Which lines have the string "this"? Copy all of them from the entries below.

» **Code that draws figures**

────────────────

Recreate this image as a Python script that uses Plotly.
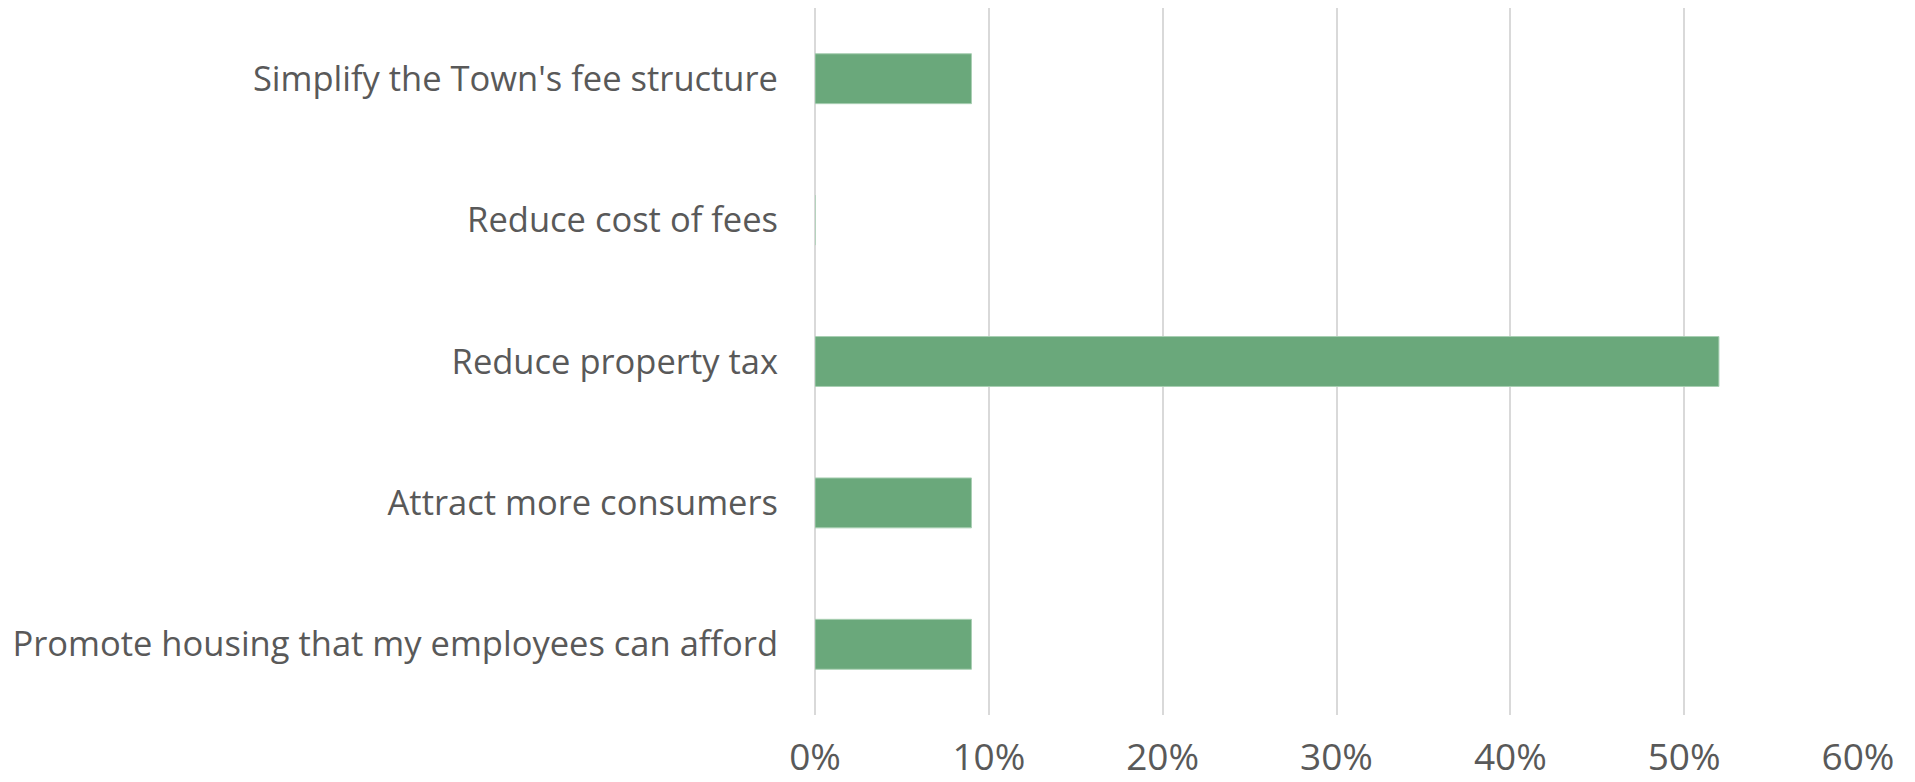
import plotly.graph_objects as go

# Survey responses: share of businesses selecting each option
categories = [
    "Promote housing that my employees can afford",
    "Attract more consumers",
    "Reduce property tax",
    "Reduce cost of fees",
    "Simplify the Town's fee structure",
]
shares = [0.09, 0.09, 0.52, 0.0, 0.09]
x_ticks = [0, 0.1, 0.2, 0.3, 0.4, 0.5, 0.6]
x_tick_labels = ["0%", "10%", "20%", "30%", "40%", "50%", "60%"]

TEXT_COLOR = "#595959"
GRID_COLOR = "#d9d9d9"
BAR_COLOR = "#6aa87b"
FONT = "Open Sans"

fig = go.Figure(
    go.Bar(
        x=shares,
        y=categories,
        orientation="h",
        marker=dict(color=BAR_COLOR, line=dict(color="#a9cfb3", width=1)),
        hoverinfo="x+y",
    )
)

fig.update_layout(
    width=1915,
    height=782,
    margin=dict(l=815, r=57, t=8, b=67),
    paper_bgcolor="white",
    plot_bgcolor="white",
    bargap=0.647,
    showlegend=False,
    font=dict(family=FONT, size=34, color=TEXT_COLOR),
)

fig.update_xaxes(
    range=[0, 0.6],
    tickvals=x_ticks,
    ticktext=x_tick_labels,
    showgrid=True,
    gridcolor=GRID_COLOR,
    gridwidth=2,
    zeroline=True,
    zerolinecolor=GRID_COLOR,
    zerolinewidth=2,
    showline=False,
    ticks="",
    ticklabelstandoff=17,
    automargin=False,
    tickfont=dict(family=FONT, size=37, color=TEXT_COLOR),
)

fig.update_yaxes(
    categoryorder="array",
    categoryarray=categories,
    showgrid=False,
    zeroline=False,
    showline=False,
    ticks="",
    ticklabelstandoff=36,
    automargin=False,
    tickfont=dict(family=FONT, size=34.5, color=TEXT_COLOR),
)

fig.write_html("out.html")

────────────────

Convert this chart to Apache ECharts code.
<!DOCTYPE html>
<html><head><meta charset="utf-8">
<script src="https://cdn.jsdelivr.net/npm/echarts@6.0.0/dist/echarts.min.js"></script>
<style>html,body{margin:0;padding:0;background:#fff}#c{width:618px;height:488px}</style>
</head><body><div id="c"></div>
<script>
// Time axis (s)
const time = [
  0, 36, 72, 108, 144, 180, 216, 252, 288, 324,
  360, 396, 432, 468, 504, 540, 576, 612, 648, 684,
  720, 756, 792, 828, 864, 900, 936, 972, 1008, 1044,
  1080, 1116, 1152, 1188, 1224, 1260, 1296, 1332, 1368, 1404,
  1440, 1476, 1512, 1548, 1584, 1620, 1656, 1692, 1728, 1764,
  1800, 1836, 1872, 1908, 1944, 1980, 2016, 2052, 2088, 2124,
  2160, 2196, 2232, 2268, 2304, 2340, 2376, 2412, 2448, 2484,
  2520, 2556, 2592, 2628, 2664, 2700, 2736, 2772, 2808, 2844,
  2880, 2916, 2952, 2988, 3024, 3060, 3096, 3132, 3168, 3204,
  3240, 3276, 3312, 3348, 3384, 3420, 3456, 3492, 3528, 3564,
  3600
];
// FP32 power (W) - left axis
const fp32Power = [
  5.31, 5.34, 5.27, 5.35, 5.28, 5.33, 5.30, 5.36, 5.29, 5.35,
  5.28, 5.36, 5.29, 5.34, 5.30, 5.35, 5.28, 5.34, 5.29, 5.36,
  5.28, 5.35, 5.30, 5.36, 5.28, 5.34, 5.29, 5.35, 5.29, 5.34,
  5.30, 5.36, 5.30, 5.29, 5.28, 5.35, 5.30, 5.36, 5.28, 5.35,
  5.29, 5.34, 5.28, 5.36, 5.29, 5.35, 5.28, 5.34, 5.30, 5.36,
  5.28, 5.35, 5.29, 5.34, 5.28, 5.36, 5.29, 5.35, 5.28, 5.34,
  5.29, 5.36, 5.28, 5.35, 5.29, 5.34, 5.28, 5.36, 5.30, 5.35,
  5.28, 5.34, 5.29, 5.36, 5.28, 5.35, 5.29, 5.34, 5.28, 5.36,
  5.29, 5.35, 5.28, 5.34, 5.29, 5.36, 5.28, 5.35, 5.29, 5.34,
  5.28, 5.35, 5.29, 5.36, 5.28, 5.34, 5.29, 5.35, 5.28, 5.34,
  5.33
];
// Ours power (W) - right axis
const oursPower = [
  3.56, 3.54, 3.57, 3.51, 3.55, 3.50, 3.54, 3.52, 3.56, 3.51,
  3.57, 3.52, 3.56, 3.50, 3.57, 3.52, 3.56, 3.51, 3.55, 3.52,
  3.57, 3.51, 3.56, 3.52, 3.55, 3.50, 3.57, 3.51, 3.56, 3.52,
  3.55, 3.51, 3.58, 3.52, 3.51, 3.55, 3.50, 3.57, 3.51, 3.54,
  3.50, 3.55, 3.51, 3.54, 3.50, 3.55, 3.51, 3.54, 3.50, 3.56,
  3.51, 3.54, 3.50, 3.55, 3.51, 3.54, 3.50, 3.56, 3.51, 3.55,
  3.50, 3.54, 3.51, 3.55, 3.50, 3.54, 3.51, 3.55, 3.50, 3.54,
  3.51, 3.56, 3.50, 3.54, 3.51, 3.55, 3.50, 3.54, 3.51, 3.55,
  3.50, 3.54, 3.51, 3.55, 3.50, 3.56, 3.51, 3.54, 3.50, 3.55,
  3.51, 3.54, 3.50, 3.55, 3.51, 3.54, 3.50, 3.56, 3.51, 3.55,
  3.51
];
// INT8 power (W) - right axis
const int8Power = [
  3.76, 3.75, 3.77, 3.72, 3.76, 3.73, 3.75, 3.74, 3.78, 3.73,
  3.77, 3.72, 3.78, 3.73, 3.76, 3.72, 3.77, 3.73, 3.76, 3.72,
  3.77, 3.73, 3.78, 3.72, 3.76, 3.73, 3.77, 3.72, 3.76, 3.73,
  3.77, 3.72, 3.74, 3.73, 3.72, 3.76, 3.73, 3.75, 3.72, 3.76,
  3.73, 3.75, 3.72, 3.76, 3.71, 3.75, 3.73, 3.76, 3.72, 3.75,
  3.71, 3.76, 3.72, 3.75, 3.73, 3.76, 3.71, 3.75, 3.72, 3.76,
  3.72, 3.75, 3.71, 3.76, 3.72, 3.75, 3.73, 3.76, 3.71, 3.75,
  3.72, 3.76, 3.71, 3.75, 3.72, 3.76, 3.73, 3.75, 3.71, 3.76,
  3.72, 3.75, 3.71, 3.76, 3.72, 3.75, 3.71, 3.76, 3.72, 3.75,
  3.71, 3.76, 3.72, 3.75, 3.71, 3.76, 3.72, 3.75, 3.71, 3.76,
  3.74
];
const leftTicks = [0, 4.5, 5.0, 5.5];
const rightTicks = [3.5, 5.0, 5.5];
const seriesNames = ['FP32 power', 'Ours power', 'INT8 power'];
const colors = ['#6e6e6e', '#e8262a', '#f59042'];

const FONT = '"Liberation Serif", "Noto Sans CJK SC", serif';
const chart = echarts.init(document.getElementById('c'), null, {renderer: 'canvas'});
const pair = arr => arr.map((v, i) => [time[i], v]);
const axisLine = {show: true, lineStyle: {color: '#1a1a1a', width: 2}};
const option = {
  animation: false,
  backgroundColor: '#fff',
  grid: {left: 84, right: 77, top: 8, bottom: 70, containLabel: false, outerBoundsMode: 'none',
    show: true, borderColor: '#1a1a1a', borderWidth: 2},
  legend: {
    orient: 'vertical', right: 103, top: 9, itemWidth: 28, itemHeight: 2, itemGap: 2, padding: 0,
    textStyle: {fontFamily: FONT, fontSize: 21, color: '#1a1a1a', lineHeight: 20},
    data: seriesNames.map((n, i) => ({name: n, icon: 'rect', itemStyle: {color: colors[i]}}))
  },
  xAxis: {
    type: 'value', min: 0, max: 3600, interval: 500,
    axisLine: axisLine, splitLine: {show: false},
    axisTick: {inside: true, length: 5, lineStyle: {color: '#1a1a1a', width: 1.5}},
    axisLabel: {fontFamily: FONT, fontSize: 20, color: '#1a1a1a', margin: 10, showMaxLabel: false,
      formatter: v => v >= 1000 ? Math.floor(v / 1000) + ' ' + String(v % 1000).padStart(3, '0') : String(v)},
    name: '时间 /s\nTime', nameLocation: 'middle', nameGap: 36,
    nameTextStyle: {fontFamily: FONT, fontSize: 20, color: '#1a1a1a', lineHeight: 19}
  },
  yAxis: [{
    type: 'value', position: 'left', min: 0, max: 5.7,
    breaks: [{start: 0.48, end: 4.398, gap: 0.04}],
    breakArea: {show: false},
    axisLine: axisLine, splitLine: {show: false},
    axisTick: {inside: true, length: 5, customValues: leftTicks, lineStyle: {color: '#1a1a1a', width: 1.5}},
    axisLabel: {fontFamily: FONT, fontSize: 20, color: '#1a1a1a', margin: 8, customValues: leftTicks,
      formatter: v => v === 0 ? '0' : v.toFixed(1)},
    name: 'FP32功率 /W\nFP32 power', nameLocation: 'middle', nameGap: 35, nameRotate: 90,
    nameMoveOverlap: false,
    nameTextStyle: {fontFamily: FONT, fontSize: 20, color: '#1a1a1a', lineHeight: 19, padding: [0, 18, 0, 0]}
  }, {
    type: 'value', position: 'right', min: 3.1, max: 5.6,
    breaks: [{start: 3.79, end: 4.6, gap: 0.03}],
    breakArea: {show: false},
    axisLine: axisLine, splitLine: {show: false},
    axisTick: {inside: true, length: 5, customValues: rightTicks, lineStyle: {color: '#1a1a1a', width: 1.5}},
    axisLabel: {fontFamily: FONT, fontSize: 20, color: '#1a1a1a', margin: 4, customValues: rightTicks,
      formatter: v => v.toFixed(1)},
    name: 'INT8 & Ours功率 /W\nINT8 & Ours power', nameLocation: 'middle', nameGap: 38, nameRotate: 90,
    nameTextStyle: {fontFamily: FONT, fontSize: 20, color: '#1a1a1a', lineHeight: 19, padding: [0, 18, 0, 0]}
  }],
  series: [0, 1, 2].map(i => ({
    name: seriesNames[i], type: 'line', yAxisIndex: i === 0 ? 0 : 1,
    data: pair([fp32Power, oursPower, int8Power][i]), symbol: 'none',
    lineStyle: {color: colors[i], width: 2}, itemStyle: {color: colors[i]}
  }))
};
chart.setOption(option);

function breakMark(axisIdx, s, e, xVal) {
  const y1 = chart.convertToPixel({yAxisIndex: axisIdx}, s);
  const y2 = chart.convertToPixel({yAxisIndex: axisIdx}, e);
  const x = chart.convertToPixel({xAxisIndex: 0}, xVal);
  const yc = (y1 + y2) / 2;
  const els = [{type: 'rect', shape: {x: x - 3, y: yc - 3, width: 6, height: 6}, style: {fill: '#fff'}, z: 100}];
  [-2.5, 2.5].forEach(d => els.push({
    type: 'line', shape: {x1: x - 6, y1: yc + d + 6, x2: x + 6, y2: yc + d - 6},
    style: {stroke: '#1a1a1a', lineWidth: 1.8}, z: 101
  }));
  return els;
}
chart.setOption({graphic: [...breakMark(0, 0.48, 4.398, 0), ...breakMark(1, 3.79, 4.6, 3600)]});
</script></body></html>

────────────────

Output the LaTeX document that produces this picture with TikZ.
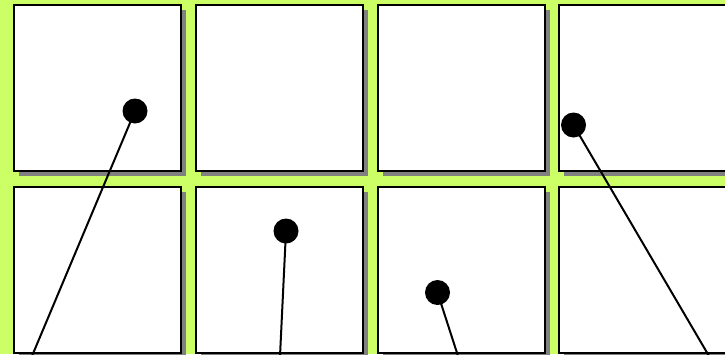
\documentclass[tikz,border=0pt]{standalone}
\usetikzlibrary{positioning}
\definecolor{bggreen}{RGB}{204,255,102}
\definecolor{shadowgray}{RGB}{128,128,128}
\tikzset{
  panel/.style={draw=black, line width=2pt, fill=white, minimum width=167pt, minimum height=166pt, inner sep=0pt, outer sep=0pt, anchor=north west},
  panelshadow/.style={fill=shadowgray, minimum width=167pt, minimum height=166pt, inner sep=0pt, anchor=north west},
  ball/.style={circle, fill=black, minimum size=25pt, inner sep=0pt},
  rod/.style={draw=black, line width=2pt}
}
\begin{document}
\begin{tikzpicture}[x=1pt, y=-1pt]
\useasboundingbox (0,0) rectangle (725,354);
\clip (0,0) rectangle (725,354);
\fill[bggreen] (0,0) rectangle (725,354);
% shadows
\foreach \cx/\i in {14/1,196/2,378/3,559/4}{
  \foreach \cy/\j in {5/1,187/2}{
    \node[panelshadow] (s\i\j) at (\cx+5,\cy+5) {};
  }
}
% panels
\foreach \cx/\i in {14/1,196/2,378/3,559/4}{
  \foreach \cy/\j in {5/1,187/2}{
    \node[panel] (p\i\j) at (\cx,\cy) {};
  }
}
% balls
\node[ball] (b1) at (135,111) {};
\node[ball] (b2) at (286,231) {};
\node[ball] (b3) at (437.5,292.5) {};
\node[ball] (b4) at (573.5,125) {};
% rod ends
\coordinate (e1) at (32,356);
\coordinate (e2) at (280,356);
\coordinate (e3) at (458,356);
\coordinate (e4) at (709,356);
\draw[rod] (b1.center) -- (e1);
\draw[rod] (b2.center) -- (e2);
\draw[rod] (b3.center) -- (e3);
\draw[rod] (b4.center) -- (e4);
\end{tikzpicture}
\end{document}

────────────────

» **Final answer**
Recreate this image as a Python script that uses Plotly.
Convert this chart to Apache ECharts code.
Output the LaTeX document that produces this picture with TikZ.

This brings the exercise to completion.